Suatu ketika, Dr. Soetomo memiliki ide untuk mendirikan Gedung Nasional Indonesia (GNI). Hal itu dilandasi ketika bangsa Indonesia di Surabaya ingin mengadakan rapat umum di gedung untuk membahas masalah yang terkait nasib rakyat jajahan.

Namun, hal itu seringkali gagal karena tekanan politik pemerintah Belanda, padahal sewa gedung sudah dibayarkan. Ide Dr. Soetomo itu disambut baik oleh anggota IS yaitu R.M.H. Soejono, R.P. Soenario Gondokoesoemo, R. Soedjoto, dan Achmad Djais.
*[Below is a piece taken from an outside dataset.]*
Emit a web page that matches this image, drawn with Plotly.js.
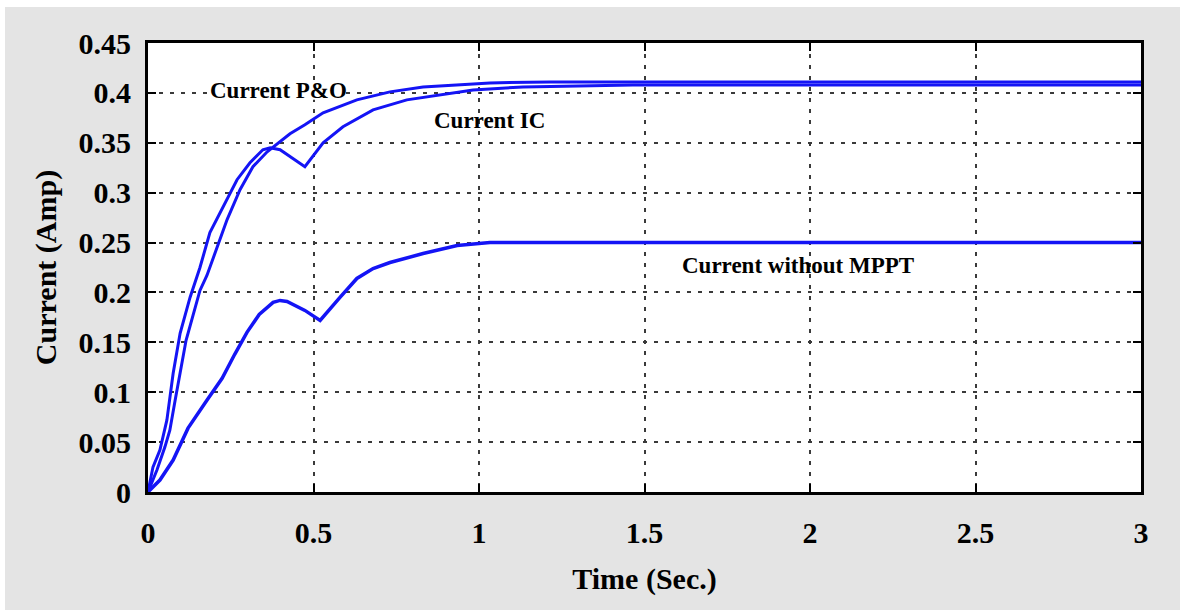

Ide itu juga terinspirasi dari gedung nasional  Polania. Pada saat itu rakyat Polania mendirikan gedung nasionalnya ketika mengungsi ke Swiss karena negaranya diserang bangsa Eropa antara lain Jerman, Austria, Hongaria, dan Rusia.

Langkah PBI dalam membangun GNI dimulai dengan membentuk Yayasan Gedung Nasional Indonesia pada 21 Juni 1930. Notarisnya bernama H.W.Hazenberg, kemudian di sahkan oleh Road van Justitie dan Hoggerechten di Batavia.

Tanah untuk membangun GNI dibeli dari Tuan Ruthe dan Maxen seharga f.48.000 ditambah ongkos notaris, dan biaya balik nama sebesar f.2000 dan f.50.000. Padahal rencana awal pembangunan gedung tersebut menghabiskan biaya f.200.000.

Kemudian, pendiri GNI menyumbangkan dana pribadi sejumlah f.10.000. Mereka masih mencari dana lagi dengan mengadakan Pasar Derma Nasional di Kranggan, dan ternyata acara tersebut cukup sukses.

Pembangunan GNI disambut baik oleh masyarakat, mereka pun menyumbang bata merah, kapur, semen, pasir. Selain itu, anak-anak juga memberikan sumbangan dengan mengorbankan tabungan disimpan dalam celengan.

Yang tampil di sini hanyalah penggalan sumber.